Triton Inference Server
1. Overview¶
NVIDIA's general-purpose inference server
- Framework-agnostic (PyTorch, TensorFlow, ONNX, TensorRT)
- Not LLM-specific, but increasingly optimized for them
- Focus: Enterprise deployment, multi-model serving, complex pipelines
2. Core Architecture¶
Backend System¶
Pluggable backends for different frameworks: - Python backend (custom inference logic) - PyTorch backend (TorchScript models) - TensorRT backend (TensorRT engines) - vLLM backend (integration added 2024)
Benefit: Mix different model types in same server
Model Repository¶
- Centralized model storage (local/S3/GCS/Azure)
- Version management
- Hot-reloading of model versions
3. LLM-Specific Features (2024-2025)¶
vLLM Backend Integration¶
- Uses vLLM engine under the hood
- Triton API layer on top
- Get vLLM's PagedAttention + Triton's enterprise features
TensorRT-LLM Backend¶
- Native integration with TensorRT-LLM engines
- Maximum performance for NVIDIA GPUs
- Requires pre-built TensorRT-LLM engines
4. Advanced Serving Capabilities¶
Model Ensembles¶
Multi-stage pipelines as single endpoint: - Preprocessing → Embedding → LLM → Postprocessing - Automatic scheduling between stages - Example: RAG pipeline with retrieval + generation
Dynamic Batching¶
- Accumulates requests up to max batch size
- Timeout-based flushing
- More basic than vLLM/TGI continuous batching
Sequence Batching¶
- For stateful models (e.g., streaming LLMs)

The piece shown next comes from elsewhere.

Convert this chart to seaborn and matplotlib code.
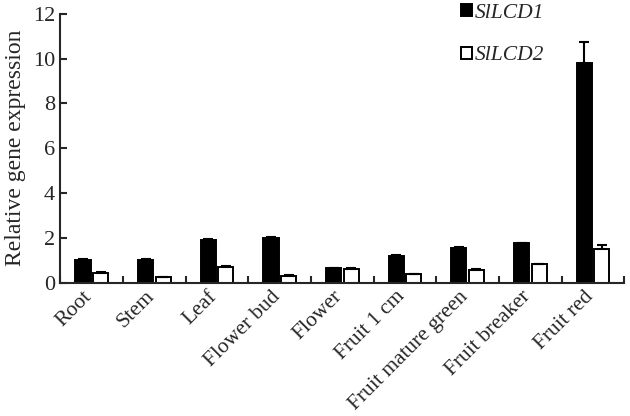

- Maintains state across multiple requests
- Useful for chat applications
5. Model Configuration¶
Model config.pbtxt example:
backend: "vllm"
max_batch_size: 32
instance_group [{
count: 1
kind: KIND_GPU
}]
parameters: {
key: "max_tokens"
value: { string_value: "2048" }
}
6. Scaling & Deployment¶
Kubernetes Native¶
- Official Helm charts
- Horizontal Pod Autoscaler support
- Integration with Istio/Envoy for traffic management
Multi-Instance Serving¶
- Multiple model instances per GPU
- Rate limiting and priority queues
- Request routing based on model version
7. Metrics & Observability¶
Comprehensive Monitoring:
- Prometheus metrics (latency, throughput, queue depth)
- Per-model and per-version metrics
- GPU utilization tracking
- Inference count, batch statistics
Tracing:
- OpenTelemetry support
- Request-level tracing through pipeline stages
8. Performance Optimization¶
Concurrent Model Execution¶
- Multiple models on same GPU (if memory allows)
- Scheduler balances execution
- Useful for A/B testing
Instance Groups¶
- Multiple instances of same model
- Load balancing across instances
- Can specify different GPUs per instance
9. Interview Q&A¶
Q: When to use Triton over vLLM/TGI?
A: When you need multi-framework support, complex model pipelines, or enterprise features (model versioning, ensembles). For pure LLM serving, vLLM/TGI are simpler.
Q: How does Triton's vLLM backend differ from standalone vLLM?
A: Same core engine, but Triton adds: model versioning, ensemble pipelines, enterprise monitoring, multi-framework support. Trade-off: extra abstraction layer with slight overhead.
Q: What's the benefit of model ensembles?
A: Single API call for multi-stage pipelines. Triton handles scheduling, batching, and data passing between stages. Reduces latency vs multiple network hops.
Q: How does dynamic batching work in Triton?
A: Accumulates requests for up to max_batch_size or max_delay_ms. Simpler than continuous batching (no iteration-level scheduling). Better for CV/audio models than LLMs.
Q: Why use Triton for LLMs when vLLM exists?
A: Multi-model serving (embeddings + LLM + reranker), existing NVIDIA infrastructure, need for A/B testing across model versions, enterprise governance requirements.
Q: How does Triton handle model updates?
A: Model repository polling detects new versions. Can load new version without stopping server. Traffic routing supports gradual rollout (e.g., 90% v1, 10% v2).